Artis v District of Columbia: Statute of Limitations for State Claims Stops While in Federal Court
In Artis v District of Columbia, 583 U. S. ____ (2018), the U.S. Supreme Court held that bringing state claims in federal court stops the clock on the statute of limitations for those claims. The decision represented the first time that the justices have split 5-4 this term.
Legal Background in Artis v District of Columbia
Pursuant to 28 U. S. C. §1367(a), federal district courts may exercise supplemental jurisdiction over state claims not otherwise within their adjudicatory authority if those claims are “part of the same case or controversy” as the federal claims the plaintiff asserts. When a district court dismisses all claims independently qualifying for the exercise of federal jurisdiction, it ordinarily also dismisses all related state claims. Section 1367(d) provides that the “period of limitations for” refiling in state court a state claim so dismissed “shall be tolled while the claim is pending [in federal court] and for a period of 30 days after it is dismissed unless State law provides for a longer tolling period.”
Facts of Artis v District of Columbia
When Stephanie Artis filed a federal-court suit against respondent District of Columbia (District), alleging a federal employment-discrimination claim and three allied claims under D.C. law, nearly two years remained on the applicable statute of limitations for the state-law violations. Two and a half years later, the Federal District Court ruled against Artis on her sole federal claim and dismissed the state- law claims under §1367(c). Fifty-nine days after the dismissal, Artis refiled her state-law claims in the D.C. Superior Court, but that court dismissed them as time-barred.
The D.C. Court of Appeals affirmed, holding that §1367(d) accorded Artis only a 30-day grace period to refile in state court and rejecting her argument that the word “tolled” in §1367(d) means that the limitations period is suspended during the pendency of the federal suit. Artis appealed to the U.S. Supreme Court. As described by the Court, the issue before it was whether the word “tolled,” as used in §1367(d), means the state limitations period is suspended during the pendency of the federal suit; or does “tolled” mean that, although the state limitations period continues to run, a plaintiff is accorded a grace period of 30 days to refile in state court post-dismissal of the federal case.
Majority Decision in Artis v District of Columbia
By a vote of 5-4, the Court reversed. The majority adopted the so-called “stop-the-clock” interpretation proffered by Artis. Justice Ruth Bader Ginsburg wrote on behalf of the majority.

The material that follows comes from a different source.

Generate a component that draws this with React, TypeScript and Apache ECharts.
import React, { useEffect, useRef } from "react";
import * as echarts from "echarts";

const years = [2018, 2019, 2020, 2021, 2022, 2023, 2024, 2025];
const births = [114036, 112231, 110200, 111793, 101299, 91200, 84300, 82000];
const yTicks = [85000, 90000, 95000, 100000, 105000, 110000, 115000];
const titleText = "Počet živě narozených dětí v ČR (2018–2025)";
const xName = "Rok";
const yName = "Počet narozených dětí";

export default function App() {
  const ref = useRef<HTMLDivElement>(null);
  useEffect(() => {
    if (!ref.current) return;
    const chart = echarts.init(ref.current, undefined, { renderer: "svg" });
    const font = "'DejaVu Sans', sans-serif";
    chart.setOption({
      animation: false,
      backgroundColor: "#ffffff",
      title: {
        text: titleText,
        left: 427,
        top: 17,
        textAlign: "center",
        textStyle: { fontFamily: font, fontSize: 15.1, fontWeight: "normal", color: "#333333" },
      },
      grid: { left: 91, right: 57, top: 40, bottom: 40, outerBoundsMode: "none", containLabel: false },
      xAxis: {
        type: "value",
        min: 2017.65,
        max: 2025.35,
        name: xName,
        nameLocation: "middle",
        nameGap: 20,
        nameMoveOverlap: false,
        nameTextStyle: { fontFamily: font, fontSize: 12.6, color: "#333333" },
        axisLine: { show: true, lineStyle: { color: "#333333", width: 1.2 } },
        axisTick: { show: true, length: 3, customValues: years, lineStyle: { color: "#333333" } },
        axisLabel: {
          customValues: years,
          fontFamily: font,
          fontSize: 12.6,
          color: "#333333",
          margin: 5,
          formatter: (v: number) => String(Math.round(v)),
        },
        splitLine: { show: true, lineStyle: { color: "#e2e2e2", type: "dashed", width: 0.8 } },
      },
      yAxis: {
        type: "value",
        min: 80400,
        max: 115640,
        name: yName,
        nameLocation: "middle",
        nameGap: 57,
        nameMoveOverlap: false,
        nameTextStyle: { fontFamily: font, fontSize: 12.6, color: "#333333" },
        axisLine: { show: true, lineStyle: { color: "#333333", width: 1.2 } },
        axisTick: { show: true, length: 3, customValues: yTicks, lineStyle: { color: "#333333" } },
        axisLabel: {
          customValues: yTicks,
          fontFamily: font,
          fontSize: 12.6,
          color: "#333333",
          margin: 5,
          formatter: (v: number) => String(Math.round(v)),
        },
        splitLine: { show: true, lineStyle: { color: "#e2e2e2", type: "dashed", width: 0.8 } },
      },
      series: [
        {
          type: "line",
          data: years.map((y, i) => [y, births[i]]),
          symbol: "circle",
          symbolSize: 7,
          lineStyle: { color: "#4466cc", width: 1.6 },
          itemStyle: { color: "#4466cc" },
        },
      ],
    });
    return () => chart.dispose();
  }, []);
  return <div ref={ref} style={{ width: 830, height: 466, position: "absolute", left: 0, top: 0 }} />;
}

According to the majority, Section 1367(d)’s instruction to “toll” a state limitations period means to hold it in abeyance, i.e., to stop the clock. “Considering first the ordinary meaning of the statutory language, §1367(d) is phrased as a tolling provision. It suspends the statute of limitations both while the claim is pending in federal court and for 30 days post-dismissal,” Justice Ginsburg wrote. “Artis’ interpretation is a natural fit with this language.”

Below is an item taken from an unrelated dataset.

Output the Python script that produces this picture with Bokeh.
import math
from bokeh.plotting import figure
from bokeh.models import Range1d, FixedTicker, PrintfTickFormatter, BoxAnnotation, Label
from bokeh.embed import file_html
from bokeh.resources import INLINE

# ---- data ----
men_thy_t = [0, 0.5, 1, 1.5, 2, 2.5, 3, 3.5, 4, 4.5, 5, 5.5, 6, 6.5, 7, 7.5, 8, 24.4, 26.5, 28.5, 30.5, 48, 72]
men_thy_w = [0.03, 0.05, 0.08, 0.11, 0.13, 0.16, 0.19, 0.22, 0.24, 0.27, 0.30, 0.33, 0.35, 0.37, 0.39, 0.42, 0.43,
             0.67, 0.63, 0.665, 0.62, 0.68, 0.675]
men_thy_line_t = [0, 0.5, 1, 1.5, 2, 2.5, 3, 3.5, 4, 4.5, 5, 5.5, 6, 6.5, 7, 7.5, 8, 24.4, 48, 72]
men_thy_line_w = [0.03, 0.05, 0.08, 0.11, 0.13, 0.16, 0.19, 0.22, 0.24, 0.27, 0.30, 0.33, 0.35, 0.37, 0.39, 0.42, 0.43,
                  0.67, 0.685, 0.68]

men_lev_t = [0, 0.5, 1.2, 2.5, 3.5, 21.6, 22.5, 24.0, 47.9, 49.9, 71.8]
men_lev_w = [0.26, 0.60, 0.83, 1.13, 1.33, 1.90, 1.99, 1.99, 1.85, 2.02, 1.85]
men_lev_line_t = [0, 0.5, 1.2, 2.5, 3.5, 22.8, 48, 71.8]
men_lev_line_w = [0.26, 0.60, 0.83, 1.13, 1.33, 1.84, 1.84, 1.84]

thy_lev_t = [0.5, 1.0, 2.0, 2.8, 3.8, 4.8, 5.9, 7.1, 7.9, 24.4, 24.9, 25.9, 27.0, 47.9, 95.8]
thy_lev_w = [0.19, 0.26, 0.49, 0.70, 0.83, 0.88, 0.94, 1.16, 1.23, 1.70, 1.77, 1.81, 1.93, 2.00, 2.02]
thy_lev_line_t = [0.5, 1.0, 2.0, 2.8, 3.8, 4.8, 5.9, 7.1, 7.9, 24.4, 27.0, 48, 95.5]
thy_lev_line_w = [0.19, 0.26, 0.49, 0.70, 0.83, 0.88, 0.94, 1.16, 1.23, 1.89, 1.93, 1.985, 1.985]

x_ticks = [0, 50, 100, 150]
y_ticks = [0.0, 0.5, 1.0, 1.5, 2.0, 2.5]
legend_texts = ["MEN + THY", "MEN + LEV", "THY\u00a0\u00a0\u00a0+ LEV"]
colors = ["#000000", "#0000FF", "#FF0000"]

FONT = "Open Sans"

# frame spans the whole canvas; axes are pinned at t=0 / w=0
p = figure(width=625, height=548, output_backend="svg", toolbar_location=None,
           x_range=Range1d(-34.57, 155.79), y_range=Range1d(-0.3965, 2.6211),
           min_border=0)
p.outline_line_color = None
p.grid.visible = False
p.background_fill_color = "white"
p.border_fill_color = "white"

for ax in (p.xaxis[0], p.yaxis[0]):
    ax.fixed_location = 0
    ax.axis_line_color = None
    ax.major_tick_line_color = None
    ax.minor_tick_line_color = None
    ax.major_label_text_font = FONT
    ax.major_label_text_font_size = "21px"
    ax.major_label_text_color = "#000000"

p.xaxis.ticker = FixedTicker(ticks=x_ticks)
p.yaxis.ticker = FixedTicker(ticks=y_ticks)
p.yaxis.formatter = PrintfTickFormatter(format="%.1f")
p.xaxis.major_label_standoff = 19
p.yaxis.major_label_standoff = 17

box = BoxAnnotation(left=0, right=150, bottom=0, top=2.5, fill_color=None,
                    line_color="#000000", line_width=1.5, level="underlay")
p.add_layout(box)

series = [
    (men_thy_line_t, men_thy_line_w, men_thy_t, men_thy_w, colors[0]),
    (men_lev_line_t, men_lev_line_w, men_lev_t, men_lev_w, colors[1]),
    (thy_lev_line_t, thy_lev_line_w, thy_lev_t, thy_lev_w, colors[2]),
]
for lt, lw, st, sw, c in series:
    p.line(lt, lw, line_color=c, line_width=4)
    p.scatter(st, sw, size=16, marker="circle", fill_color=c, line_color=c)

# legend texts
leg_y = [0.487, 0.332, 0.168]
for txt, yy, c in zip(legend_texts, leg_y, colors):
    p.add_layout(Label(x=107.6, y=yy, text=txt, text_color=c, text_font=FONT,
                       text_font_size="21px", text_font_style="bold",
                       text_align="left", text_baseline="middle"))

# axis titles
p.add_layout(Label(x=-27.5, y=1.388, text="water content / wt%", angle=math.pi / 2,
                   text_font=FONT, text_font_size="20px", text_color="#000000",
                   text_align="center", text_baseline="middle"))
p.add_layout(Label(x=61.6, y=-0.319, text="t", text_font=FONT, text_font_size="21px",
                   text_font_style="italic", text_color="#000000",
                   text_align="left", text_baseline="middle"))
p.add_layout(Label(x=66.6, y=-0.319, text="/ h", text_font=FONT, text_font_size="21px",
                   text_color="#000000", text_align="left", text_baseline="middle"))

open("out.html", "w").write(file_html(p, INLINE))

The majority rejected the notion that § 1367(d) is merely grace period. Justice Ginsburg wrote:
Tellingly, the District has not identified any federal statute in which a grace-period meaning has been ascribed to the word “tolled” or any word similarly rooted. Nor has the dissent, for all its mighty strivings, identified even one federal statute that fits its bill, i.e., a federal statute that says “tolled” but means something other than “suspended,” or “paused,” or “stopped.”

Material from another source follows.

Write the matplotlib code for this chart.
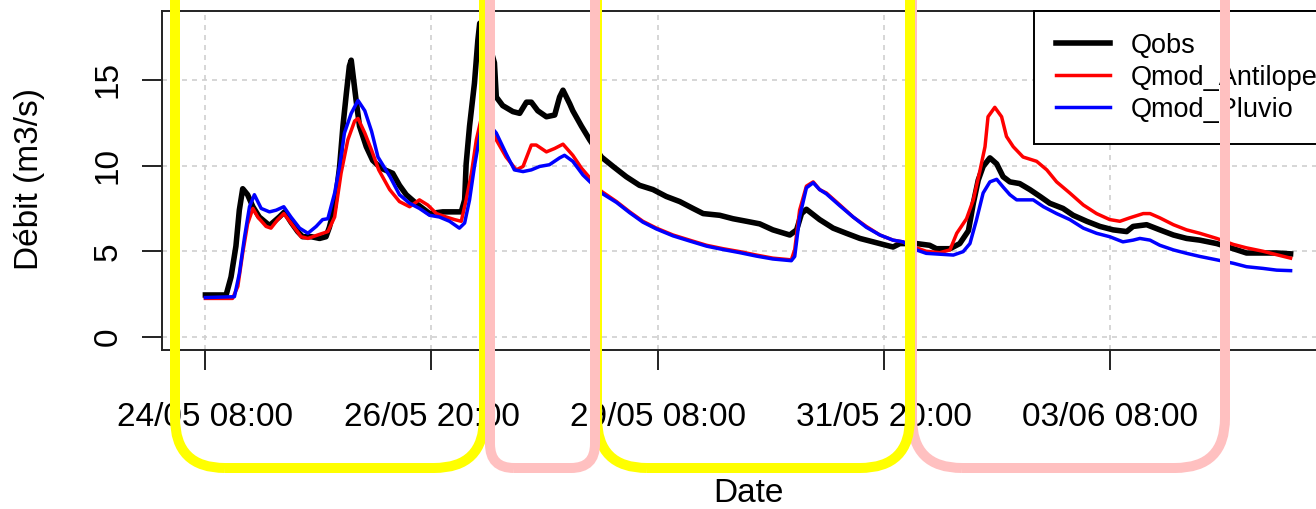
import matplotlib
matplotlib.use("Agg")
import matplotlib.pyplot as plt
from matplotlib.patches import FancyBboxPatch
from matplotlib.transforms import IdentityTransform

plt.rcParams['font.family'] = ['Liberation Sans', 'DejaVu Sans']

# ---------------- data (time in hours since 24/05 08:00) ----------------
qobs_t = [0, 5.5, 6.8, 8.1, 9.0, 9.9, 11.2, 12.6, 14.3, 17.0, 19.6, 21.0, 22.7, 24.5, 25.8,
          28.1, 30.3, 32.0, 32.9, 34.3, 35.6, 36.5, 37.4, 38.2, 38.7, 40.0, 40.9, 42.7, 44.4,
          46.6, 49.7, 51.5, 53.3, 55.9, 59.5, 63.0, 67.9, 68.8, 69.2, 70.1, 71.4, 72.3, 72.8,
          73.5, 75.0, 76.7, 77.2, 78.9, 81.6, 83.4, 85.2, 86.5, 88.2, 90.5, 92.7, 94.0, 94.9,
          96.7, 97.5, 99.8, 102.0, 105.1, 108.2, 111.7, 115.2, 118.8, 122.3, 125.9, 129.4,
          132.1, 136.5, 140.0, 143.6, 147.1, 150.6, 155.1, 156.9, 158.2, 159.5, 163.0, 166.6,
          170.1, 173.7, 177.2, 180.7, 182.5, 184.3, 188.7, 192.2, 194.0, 197.6, 200.2, 202.5,
          203.8, 205.1, 206.4, 208.2, 210.0, 211.7, 213.5, 216.1, 218.8, 221.5, 224.1, 227.6,
          230.3, 233.9, 237.4, 240.9, 244.5, 246.2, 249.8, 253.3, 256.9, 260.4, 263.9, 268.4,
          272.8, 276.3, 280.7, 284.3, 288.0]
qobs_v = [2.45, 2.45, 3.5, 5.3, 7.4, 8.65, 8.3, 7.6, 7.0, 6.5, 7.0, 7.3, 6.7, 6.15, 5.85,
          5.85, 5.75, 5.85, 6.4, 7.6, 9.9, 12.3, 14.2, 15.8, 16.15, 13.8, 12.3, 11.1, 10.3,
          9.85, 9.55, 8.85, 8.3, 7.8, 7.2, 7.3, 7.3, 8.0, 10.1, 12.3, 14.8, 17.3, 18.3,
          18.4, 17.3, 16.0, 14.0, 13.5, 13.15, 13.05, 13.7, 13.7, 13.2, 12.85, 12.95, 14.0, 14.4,
          13.6, 13.2, 12.3, 11.5, 10.5, 9.95, 9.35, 8.85, 8.6, 8.2, 7.9, 7.5,
          7.2, 7.1, 6.9, 6.75, 6.6, 6.25, 5.95, 6.25, 7.2, 7.45, 6.85, 6.35,
          6.05, 5.75, 5.55, 5.35, 5.25, 5.45, 5.45, 5.35, 5.15, 5.15, 5.45, 6.2,
          7.8, 9.15, 9.95, 10.45, 10.1, 9.35, 9.05, 8.95, 8.6, 8.2, 7.8, 7.5,
          7.1, 6.75, 6.45, 6.25, 6.15, 6.45, 6.55, 6.25, 5.95, 5.75, 5.65, 5.45,
          5.15, 4.9, 4.9, 4.9, 4.85]

antilope_t = [0, 7.2, 8.6, 9.9, 11.2, 12.6, 13.9, 16.1, 17.4, 19.2, 20.8, 22.7, 25.4, 27.2,
              29.8, 32.5, 34.3, 36.0, 37.8, 39.6, 40.5, 42.3, 44.1, 46.0, 48.9, 51.5, 54.2,
              56.8, 59.0, 61.3, 63.9, 66.1, 67.9, 69.2, 70.6, 71.9, 73.2, 74.5, 77.2, 79.8,
              82.5, 84.3, 86.5, 87.8, 90.5, 92.7, 94.9, 97.5, 99.8, 105.1, 109.1, 112.6, 116.1,
              119.7, 124.1, 128.5, 133.0, 137.4, 141.8, 146.2, 150.6, 155.5, 156.4, 157.7,
              159.5, 161.3, 163.0, 164.8, 168.4, 171.9, 175.4, 179.0, 182.5, 185.1, 188.7,
              191.3, 194.9, 197.6, 199.4, 202.0, 203.8, 205.6, 206.9, 207.7, 209.5, 211.3,
              212.6, 214.4, 217.0, 220.6, 223.3, 225.9, 229.4, 233.0, 236.5, 240.0, 242.7,
              245.3, 248.9, 250.7, 253.3, 256.9, 260.4, 263.9, 268.4, 272.8, 276.3, 280.7,
              284.3, 288.0]
antilope_v = [2.25, 2.25, 2.95, 4.9, 6.6, 7.5, 7.0, 6.45, 6.35, 6.85, 7.2, 6.65, 5.85, 5.75,
              5.95, 6.15, 7.0, 9.55, 11.5, 12.6, 12.75, 11.9, 10.9, 9.75, 8.6, 7.9, 7.6,
              8.0, 7.7, 7.2, 7.0, 6.85, 6.75, 8.0, 9.55, 11.5, 12.75, 12.6, 11.5, 10.5,
              9.75, 9.95, 11.2, 11.2, 10.8, 11.0, 11.25, 10.6, 9.85, 8.5, 7.9, 7.3, 6.75,
              6.35, 5.95, 5.65, 5.35, 5.15, 4.98, 4.78, 4.6, 4.5, 5.1, 7.4,
              8.8, 9.05, 8.6, 8.4, 7.7, 7.0, 6.45, 5.95, 5.65, 5.55, 5.2,
              5.0, 4.92, 5.08, 6.05, 6.9, 8.0, 9.75, 11.1, 12.85, 13.4, 12.85,
              11.7, 11.1, 10.5, 10.25, 9.75, 9.05, 8.4, 7.7, 7.2, 6.85, 6.75,
              6.95, 7.2, 7.2, 6.95, 6.55, 6.25, 6.05, 5.75, 5.4, 5.2, 5.0,
              4.8, 4.6]

pluvio_t = [0, 7.7, 9.0, 10.4, 11.7, 13.0, 14.8, 17.0, 18.8, 20.8, 22.7, 25.0, 27.2, 29.4,
            31.1, 32.5, 34.3, 35.6, 36.9, 38.7, 40.5, 42.3, 44.1, 45.8, 47.6, 49.0, 51.5,
            54.2, 56.8, 59.5, 62.1, 64.8, 67.4, 68.8, 70.1, 71.4, 72.8, 73.6, 74.5, 77.2,
            79.8, 82.0, 84.3, 86.5, 88.7, 91.3, 94.0, 95.3, 97.5, 100.2, 105.1, 109.1, 112.6,
            116.1, 119.7, 124.1, 128.5, 133.0, 137.4, 141.8, 146.2, 150.6, 155.5, 156.4,
            157.7, 159.5, 161.3, 163.0, 164.8, 168.4, 171.9, 175.4, 179.0, 182.5, 185.1,
            188.7, 191.3, 198.5, 201.1, 202.9, 204.6, 206.4, 208.2, 210.0, 211.7, 213.5,
            215.3, 219.7, 222.4, 225.9, 229.4, 233.0, 236.5, 240.0, 243.5, 246.2, 248.0,
            250.7, 253.3, 256.9, 260.4, 263.9, 268.4, 272.8, 276.3, 280.7, 284.3, 288.0]
pluvio_v = [2.3, 2.35, 3.7, 5.85, 7.6, 8.3, 7.5, 7.3, 7.4, 7.6, 7.0, 6.35, 6.05, 6.45,
            6.85, 6.9, 8.4, 9.95, 11.9, 13.05, 13.8, 13.2, 12.0, 10.5, 9.85, 9.35, 8.3,
            7.8, 7.5, 7.1, 7.0, 6.75, 6.35, 6.65, 8.0, 9.95, 11.7, 12.65, 12.6, 11.9,
            10.7, 9.75, 9.65, 9.75, 9.95, 10.05, 10.45, 10.6, 10.25, 9.45, 8.4, 7.85, 7.25,
            6.7, 6.3, 5.9, 5.6, 5.3, 5.1, 4.92, 4.72, 4.55, 4.45, 4.7,
            7.0, 8.7, 9.0, 8.6, 8.35, 7.65, 7.0, 6.4, 5.95, 5.65, 5.55,
            5.08, 4.88, 4.78, 4.98, 5.45, 6.8, 8.4, 9.05, 9.2, 8.75, 8.3,
            8.0, 8.0, 7.6, 7.2, 6.85, 6.35, 6.05, 5.85, 5.55, 5.65, 5.75,
            5.65, 5.35, 5.08, 4.88, 4.7, 4.5, 4.3, 4.1, 4.0, 3.9, 3.87]

series_names = ["Qobs", "Qmod_Antilope", "Qmod_Pluvio"]
tick_hours = [0, 60, 120, 180, 240]
tick_labels = ["24/05 08:00", "26/05 20:00", "29/05 08:00", "31/05 20:00", "03/06 08:00"]
ytick_values = [0, 5, 10, 15]

# ---------------- figure ----------------
W, H = 1316, 509
fig = plt.figure(figsize=(W / 100, H / 100), dpi=100)
fig.patch.set_facecolor("white")
ax = fig.add_axes([162 / W, 1 - 350 / H, (1334 - 162) / W, (350 - 11) / H])

t_end = max(qobs_t)
ext = 0.04 * t_end
ax.set_xlim(-ext, t_end + ext)
ax.set_ylim(-0.76, 19.02)

grid_kw = dict(color="#cfcfcf", lw=1.2, ls=(0, (3, 3)), zorder=0)
for xt in tick_hours:
    ax.axvline(xt, **grid_kw)
for yt in ytick_values:
    ax.axhline(yt, **grid_kw)

ax.plot(qobs_t, qobs_v, color="black", lw=4.0, label=series_names[0], zorder=2)
ax.plot(antilope_t, antilope_v, color="#ff0000", lw=2.5, label=series_names[1], zorder=3)
ax.plot(pluvio_t, pluvio_v, color="#0000ff", lw=2.5, label=series_names[2], zorder=4)

ax.set_xticks(tick_hours)
ax.set_xticklabels(tick_labels)
ax.set_yticks(ytick_values)
ax.set_yticklabels([str(v) for v in ytick_values], rotation=90, va="center")
ax.tick_params(axis="x", length=14.4, width=1.4, pad=23, labelsize=24, color="#222222")
ax.tick_params(axis="y", length=14.4, width=1.4, pad=13, labelsize=24, color="#222222")
for s in ax.spines.values():
    s.set_linewidth(1.4)
    s.set_color("#222222")

ax.set_xlabel("Date", fontsize=24, va="center")
ax.xaxis.set_label_coords(0.5, (350 - 493) / 339)
ax.set_ylabel("Débit (m3/s)", fontsize=24, va="center")
ax.yaxis.set_label_coords((30 - 162) / 1172, (350 - 178.5) / 339)

leg = ax.legend(loc="upper left", bbox_to_anchor=(1034 / W, 1 - 11 / H),
                bbox_transform=fig.transFigure, borderaxespad=0, fontsize=19.5,
                frameon=True, fancybox=False, edgecolor="black", framealpha=1,
                borderpad=0.8, handlelength=2.0, handletextpad=0.78, labelspacing=0.22)
leg.get_frame().set_linewidth(1.4)

# ---------------- highlight frames (pixel coordinates) ----------------
def frame(x0, x1, y_bottom, r, color):
    yb = H - y_bottom
    p = FancyBboxPatch((x0, yb), x1 - x0, 800, boxstyle=f"round,pad=0,rounding_size={r}",
                       transform=IdentityTransform(), fill=False, edgecolor=color,
                       lw=7.2, clip_on=False, zorder=10)
    fig.add_artist(p)

pink = "#ffc0c0"
yellow = "#ffff00"
frame(912, 1225, 468, 50, pink)
frame(175, 484, 468, 50, yellow)
frame(597, 910, 468, 50, yellow)
frame(490, 595, 468, 24, pink)

fig.savefig("out.png", dpi=100)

The Court also concluded that stop-the-clock interpretation of §1367(d) did not present a serious constitutional problem. In support, it cited Jinks v. Richland County, 538 U. S. 456 (2003), in which the Court rejected an argument that §1367(d) impermissibly exceeds Congress’ authority under the Necessary and Proper Clause. Justice Ginsburg further explained:
The District contends that a stop-the-clock prescription serves “no federal purpose” that could not be served by a grace-period prescription. But both devices are standard, off-the- shelf means of accounting for the fact that a claim was timely pressed in another forum. Requiring Congress to choose one over the other would impose a tighter constraint on Congress’ discretion than this Court has countenanced. A concern that a stop-the-clock prescription entails a greater imposition on the States than a grace-period prescription may also be more theoretical than real. Finally, a stop-the- clock rule like §1367(d) is suited to the primary purposes of limitations statutes: “‘preventing surprises’” to defendants and “‘barring a plaintiff who has slept on his rights.’”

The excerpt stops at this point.